Thursday, October 9, 2014

Do you even electronics?

Hi,

in this post, I will not talk about any electronic or guitar project, but I want to say something about the necessity to learn basic electronic principles, if you are new to electronics.

But first something about me. My only electronics background comes from a physics class in high school, where we learned basic principles like Ohm's law and so on. I always messed around with soldering iron and other tools as a kid, so I'm quite capable of putting some stuff together. But do I really know how it works? Or why it doesn't? Well ... no.

There really are so many schematics on the internet which are more or less tested and you can build them with absolutely no experience whatsoever. You can build amazing guitar effects with absolutely no idea what an op-amp is, or how a tube works. Just build a circuit you find and hope it works (or you can even buy some kits, which I really don't like to be honest)

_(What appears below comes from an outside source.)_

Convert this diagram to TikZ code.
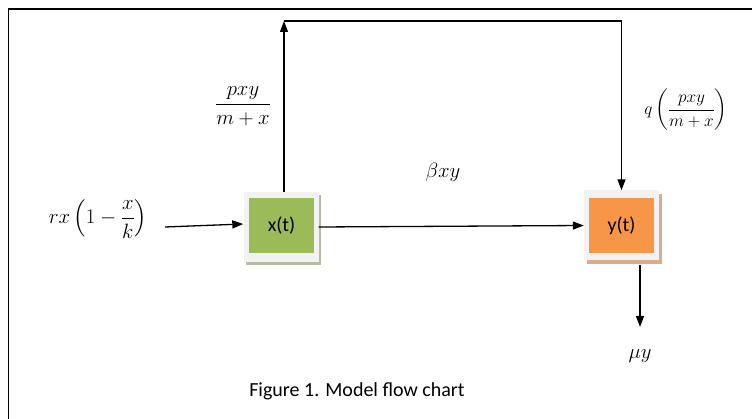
\documentclass[tikz,border=0pt]{standalone}
\usepackage{amsmath}
\usepackage{fontspec}
\setmainfont{Carlito}
\usetikzlibrary{arrows.meta}
\definecolor{greenbox}{HTML}{9BBB59}
\definecolor{orangebox}{HTML}{F79646}
\definecolor{framegray}{HTML}{F2F2F2}
\definecolor{greenshadow}{HTML}{B4BCA6}
\definecolor{orangeshadow}{HTML}{D6AD8E}
\tikzset{
  outerbox/.style={draw=none, fill=framegray, minimum width=75pt, minimum height=70pt, inner sep=0pt},
  shadowbox/.style={draw=none, minimum width=75pt, minimum height=70pt, inner sep=0pt},
  innerbox/.style={draw=none, minimum width=65pt, minimum height=55pt, inner sep=0pt, font=\fontsize{20}{24}\selectfont},
  flow/.style={line width=1.3pt, -{Triangle[length=11pt,width=8pt]}},
  mathlbl/.style={font=\fontsize{21}{25}\selectfont, inner sep=0pt},
}
\begin{document}
\begin{tikzpicture}[x=1pt,y=-1pt]
\useasboundingbox (0,0) rectangle (752,419);
\clip (0,0) rectangle (752,419);
% outer frame
\draw[line width=1.6pt] (8.5,430) -- (8.5,9) -- (760,9);
% x(t) box
\node[shadowbox, fill=greenshadow] (xtsh) at (283.5,230) {};
\node[outerbox] (xt) at (281,227) {};
\node[innerbox, fill=greenbox] (xtin) at (281.5,225.5) {x(t)};
% y(t) box
\node[shadowbox, fill=orangeshadow] (ytsh) at (624,229.5) {};
\node[outerbox] (yt) at (621.5,225.5) {};
\node[innerbox, fill=orangebox] (ytin) at (621.5,225.5) {y(t)};
% coordinates
\coordinate (up) at (284,21);
\coordinate (corner) at (621.5,21);
\coordinate (in) at (165,227);
\coordinate (muend) at (640,327);
% connectors
\draw[flow] (xt.north -| up) -- (up);
\draw[flow] (up) -- (corner) -- (yt.north);
\draw[flow] (xt.east) -- (yt.west);
\draw[flow] (in) -- ([yshift=3pt]xt.west);
\draw[flow] (muend |- ytsh.south) -- (muend);
% labels
\node[mathlbl] (l1) at (243,106) {$\dfrac{pxy\rule[-4pt]{0pt}{4pt}}{\rule{0pt}{17pt}m+x}$};
\node[mathlbl, font=\fontsize{19}{23}\selectfont] (l2) at (686,110) {$q\left(\dfrac{pxy}{m+x}\right)$};
\node[mathlbl, font=\fontsize{22}{26}\selectfont] (l3) at (443,172) {$\beta xy$};
\node[mathlbl] (l4) at (98,219) {$rx\left(1-\dfrac{x}{k}\right)$};
\node[mathlbl, font=\fontsize{22}{26}\selectfont] (l5) at (640,356) {$\mu y$};
\node[font=\fontsize{20}{24}\selectfont] (cap) at (357,391) {Figure 1. Model flow chart};
\end{tikzpicture}
\end{document}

But I always wanted to build some guitar effects and really understand them, to be able to hear a sound and say "ah! bigger capacitor there and a smaller resistor here" to make the exact sound that I wanted. Or understand the limitations of certain circuits, to know whether it's even possible to achieve the sound I want with what I built. And I don't think it's just me, when you build a circuit, you really don't care how it works, you are simply amazed that it works and that you made it. When I built the Condor cab simulator from runoffgroove.com, I played it for days before I started to notice, or rather started to want to notice, its limitations and flaws. But then some other schematics popped-up and so I abandoned it because "yaaay let's build something new!".

So I really encourage everyone to learn how audio circuits work, especially if you think you don't need to, because there are tested schematics around. Even if everything you built works flawlessly, there will be something that won't. And sometimes it's just a really simple thing to do to correct it. Or there is something that works, but may work (sound) better with just a small adjustments. Or you can even design you own circuit, which should be quite an achievement if you were only building someone else's schematics for now.

Ways to learn all this stuff are endless. I for example just enrolled in an online course on coursera.org called Introduction to electronics. But as always, Youtube is a fine source for everything.